Franklin Templeton to close 6 India funds: What does it mean for you
Franklin Templeton Mutual Fund has said it would close six yield-oriented, managed credit funds with total assets under management of Rs 25,856 crore in India from April 23 over severe market dislocation and illiquidity caused by the coronavirus pandemic.
“The decision has been taken in order to protect value for investors via a managed sale of the portfolio,” Franklin Templeton said in a statement.
The statement said the decision was limited to funds which have “material direct exposure to the higher-yielding, lower-rated credit securities in India that have been most impacted by the ongoing liquidity crisis in the market.”
Franklin Templeton will now sell the underlying securities of all these funds over time and pay off their investors in a staggered manner.
What are these funds?
Franklin Templeton is shutting these fixed-income and credit-risk funds run, locking in Rs 308 billion ($4.1 billion) of investors’ money.
* Franklin India Low Duration Fund (FILDF),
* Franklin India Dynamic Accrual Fund,
* Franklin India Credit Risk Fund,
* Franklin India Short Term Income Plan,
* Franklin India Ultra Short Bond Fund, and
* Franklin India Income Opportunities Fund (FIIOF)
What did Franklin Templeton say?
“Due to the on-going novel coronavirus, or COVID-19, pandemic, liquidity in the bond market has dried up. Yields of debt securities have risen sharply and that has materially diminished the abilities of companies to service their debt. Mutual funds have also been getting a lot of redemption requests. We felt it best under these circumstances to wind up these funds and return the money to investors,” Sanjay Sapre, president of Franklin Templeton (India), said.
“The extension of the lockdown has heightened redemption volumes and reduced inflows to unsustainable levels. The schemes even resorted to borrowings within permissible limits, in line with market practice to fund redemptions. But given the situation, we felt that it would not be prudent to leverage the schemes further,” Sapre said.
When will investors get their money back?
Investors will not be able to withdraw their money immediately or on their own and will have to wait almost as long as the duration of the schemes.
For example, the Macaulay duration for Franklin India Low Duration Fund was 1.2 years as of March. In simple words, investors will have to wait for around one year and 73 days to get all their money back from this scheme.

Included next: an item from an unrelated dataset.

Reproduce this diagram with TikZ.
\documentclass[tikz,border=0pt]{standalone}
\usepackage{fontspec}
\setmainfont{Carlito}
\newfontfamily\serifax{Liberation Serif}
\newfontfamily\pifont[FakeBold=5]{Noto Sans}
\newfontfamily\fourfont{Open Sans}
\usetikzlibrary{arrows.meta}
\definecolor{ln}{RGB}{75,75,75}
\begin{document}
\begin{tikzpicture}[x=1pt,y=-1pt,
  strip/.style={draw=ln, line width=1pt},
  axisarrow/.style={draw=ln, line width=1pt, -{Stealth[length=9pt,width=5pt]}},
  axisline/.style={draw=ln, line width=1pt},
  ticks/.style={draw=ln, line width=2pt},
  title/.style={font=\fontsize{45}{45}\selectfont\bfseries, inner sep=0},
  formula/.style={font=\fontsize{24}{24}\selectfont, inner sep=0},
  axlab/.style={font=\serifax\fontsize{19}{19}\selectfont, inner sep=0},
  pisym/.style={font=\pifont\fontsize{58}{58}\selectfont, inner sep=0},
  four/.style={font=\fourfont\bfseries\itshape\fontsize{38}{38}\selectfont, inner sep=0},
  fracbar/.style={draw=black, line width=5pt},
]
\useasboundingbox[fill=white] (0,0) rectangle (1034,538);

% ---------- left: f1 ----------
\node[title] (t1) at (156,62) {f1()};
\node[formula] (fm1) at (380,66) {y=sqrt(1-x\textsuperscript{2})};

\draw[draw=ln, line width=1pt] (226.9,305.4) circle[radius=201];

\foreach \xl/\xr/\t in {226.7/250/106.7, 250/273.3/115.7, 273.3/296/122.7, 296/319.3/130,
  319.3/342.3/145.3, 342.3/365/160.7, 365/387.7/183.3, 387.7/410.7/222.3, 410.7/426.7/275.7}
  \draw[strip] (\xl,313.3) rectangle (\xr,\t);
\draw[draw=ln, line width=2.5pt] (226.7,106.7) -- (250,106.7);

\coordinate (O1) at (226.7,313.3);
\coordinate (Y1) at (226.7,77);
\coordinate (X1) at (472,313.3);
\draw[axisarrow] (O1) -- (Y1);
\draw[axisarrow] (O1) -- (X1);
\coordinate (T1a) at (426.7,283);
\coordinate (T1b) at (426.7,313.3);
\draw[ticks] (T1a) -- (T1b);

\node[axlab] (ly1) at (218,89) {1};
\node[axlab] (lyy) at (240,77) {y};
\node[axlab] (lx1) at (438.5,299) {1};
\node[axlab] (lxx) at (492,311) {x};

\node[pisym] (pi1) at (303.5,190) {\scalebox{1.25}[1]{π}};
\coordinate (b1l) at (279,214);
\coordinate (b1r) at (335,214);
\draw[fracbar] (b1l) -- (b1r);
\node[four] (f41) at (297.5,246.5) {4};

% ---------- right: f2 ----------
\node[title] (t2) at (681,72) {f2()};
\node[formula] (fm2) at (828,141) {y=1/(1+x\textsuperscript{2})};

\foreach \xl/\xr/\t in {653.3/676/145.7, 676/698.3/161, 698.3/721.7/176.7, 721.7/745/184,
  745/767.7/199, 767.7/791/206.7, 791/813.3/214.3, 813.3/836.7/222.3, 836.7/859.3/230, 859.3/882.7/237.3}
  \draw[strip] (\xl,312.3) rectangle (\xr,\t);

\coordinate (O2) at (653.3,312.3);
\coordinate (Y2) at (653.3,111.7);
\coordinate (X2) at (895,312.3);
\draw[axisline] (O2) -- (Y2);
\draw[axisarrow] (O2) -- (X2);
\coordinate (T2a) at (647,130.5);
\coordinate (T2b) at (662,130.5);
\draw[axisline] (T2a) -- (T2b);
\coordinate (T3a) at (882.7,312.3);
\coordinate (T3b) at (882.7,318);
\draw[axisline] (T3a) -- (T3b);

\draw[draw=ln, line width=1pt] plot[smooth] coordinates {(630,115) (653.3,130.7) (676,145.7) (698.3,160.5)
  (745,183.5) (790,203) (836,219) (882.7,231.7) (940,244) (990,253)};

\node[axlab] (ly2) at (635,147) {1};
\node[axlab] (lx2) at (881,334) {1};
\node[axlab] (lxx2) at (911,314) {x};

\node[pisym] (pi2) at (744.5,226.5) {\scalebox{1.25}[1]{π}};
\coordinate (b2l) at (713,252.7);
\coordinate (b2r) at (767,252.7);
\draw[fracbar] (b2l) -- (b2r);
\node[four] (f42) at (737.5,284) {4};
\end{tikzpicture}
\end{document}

Similarly, Franklin India Income Opportunities Fund’s Macaulay duration as of March-end was 3.22 years and investors will have to wait for three years and 80 days to get their money back.

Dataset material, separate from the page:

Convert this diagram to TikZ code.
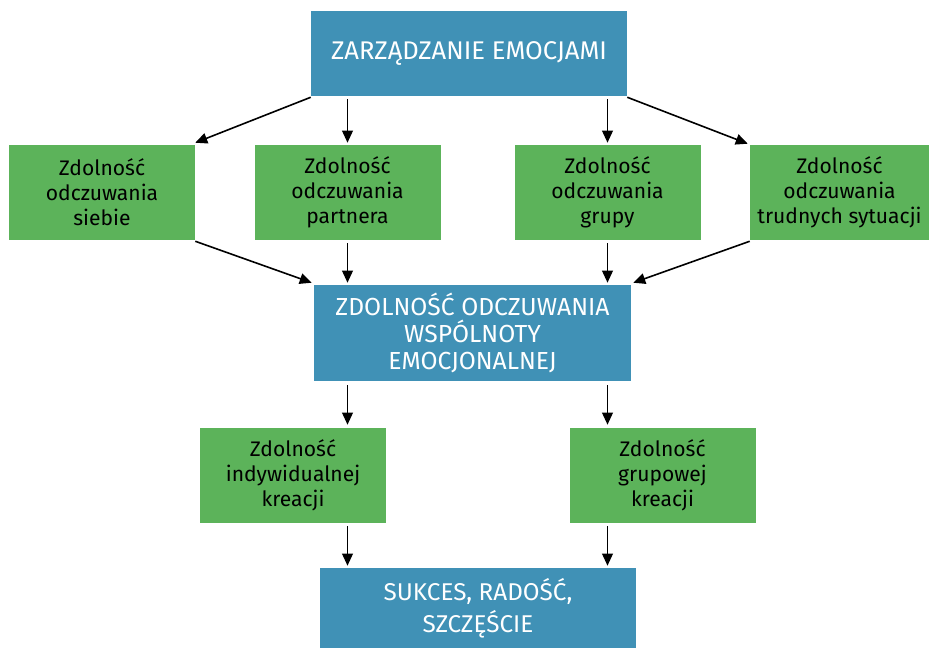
\documentclass[tikz,border=0pt]{standalone}
\usepackage{fontspec}
\setmainfont{Fira Sans}
\usetikzlibrary{arrows.meta,positioning,calc}
\definecolor{boxblue}{RGB}{64,145,182}
\definecolor{boxgreen}{RGB}{92,179,90}

\begin{document}
\begin{tikzpicture}[x=0.75pt,y=-0.75pt,
  bluebox/.style={fill=boxblue,text=white,inner sep=0pt,align=center,
    minimum width=237pt,font=\fontsize{18.5}{20.5}\selectfont},
  greenbox/.style={fill=boxgreen,text=black,inner sep=0pt,align=center,
    minimum width=139.5pt,minimum height=71.25pt,font=\fontsize{15.8}{18.8}\selectfont},
  arr/.style={-{Triangle[length=9pt,width=8pt]},line width=1.2pt}]
\useasboundingbox (0,0) rectangle (929,648);
% boxes
\node[bluebox,minimum height=63.75pt,font=\fontsize{19.2}{22}\selectfont] (top) at (469,53.5) {ZARZĄDZANIE EMOCJAMI};
\node[greenbox] (self) at (102,192.5) {Zdolność\\odczuwania\\siebie};
\node[greenbox] (partner) at (347.5,192.5) {Zdolność\\odczuwania\\partnera};
\node[greenbox] (group) at (607.5,192.5) {Zdolność\\odczuwania\\grupy};
\node[greenbox,minimum width=134.25pt] (hard) at (839.5,192.5) {Zdolność\\odczuwania\\trudnych sytuacji};
\node[bluebox,minimum width=237.75pt,minimum height=72pt] (mid) at (472.5,333) {ZDOLNOŚĆ ODCZUWANIA\\WSPÓLNOTY\\EMOCJONALNEJ};
\node[greenbox] (indiv) at (293,475.5) {Zdolność\\indywidualnej\\kreacji};
\node[greenbox] (grp) at (662.5,475.5) {Zdolność\\grupowej\\kreacji};
\node[bluebox,minimum height=60pt,font=\fontsize{18.2}{24}\selectfont] (end) at (478,608) {SUKCES, RADOŚĆ,\\SZCZĘŚCIE};
% arrows
\draw[arr] ($(top.south west)+(0,1)$) -- ($(self.north east)+(0,-2)$);
\draw[arr] ($(top.south -| partner)+(0,3)$) -- ($(partner.north)+(0,-2)$);
\draw[arr] ($(top.south -| group)+(0,3)$) -- ($(group.north)+(0,-2)$);
\draw[arr] ($(top.south east)+(0,1)$) -- ($(hard.north west)+(-2,-1)$);
\draw[arr] ($(self.south east)+(0,1)$) -- ($(mid.north west)+(-2,-2)$);
\draw[arr] ($(partner.south)+(0,3)$) -- ($(mid.north -| partner)+(0,-2)$);
\draw[arr] ($(group.south)+(0,3)$) -- ($(mid.north -| group)+(0,-2)$);
\draw[arr] ($(hard.south west)+(0,1)$) -- ($(mid.north east)+(2,-2)$);
\draw[arr] ($(mid.south -| partner)+(0,4)$) -- ($(indiv.north -| partner)+(0,-3)$);
\draw[arr] ($(mid.south -| group)+(0,4)$) -- ($(grp.north -| group)+(0,-3)$);
\draw[arr] ($(indiv.south -| partner)+(0,3)$) -- ($(end.north -| partner)+(0,-2)$);
\draw[arr] ($(grp.south -| group)+(0,3)$) -- ($(end.north -| group)+(0,-2)$);
\end{tikzpicture}
\end{document}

What will happen to SIPs, STPs?
The Systematic Investment Plans (SIPs) will stop automatically since Franklin Templeton has stopped subscriptions and redemptions.
If someone had enrolled for Systematic Transfer Plans (STPs), their money is stuck. STP is a facility wherein one invests a lump sum in a debt fund, preferably a low risk one, before one can transfer equal amounts once a week or month in an equity fund of their choice.
The transfers to investors’ equity funds will not take place any more.
If someone still wants to invest in Franklin Templeton’s equity fund, they will have to arrange for funds all over again.
Sapre said that payments will be made in a staggered manner to investors, based on the realisation of funds from the bond issuers and through the sale of the portfolio.
The first set of payments will, however, be made to their borrowers and then investors.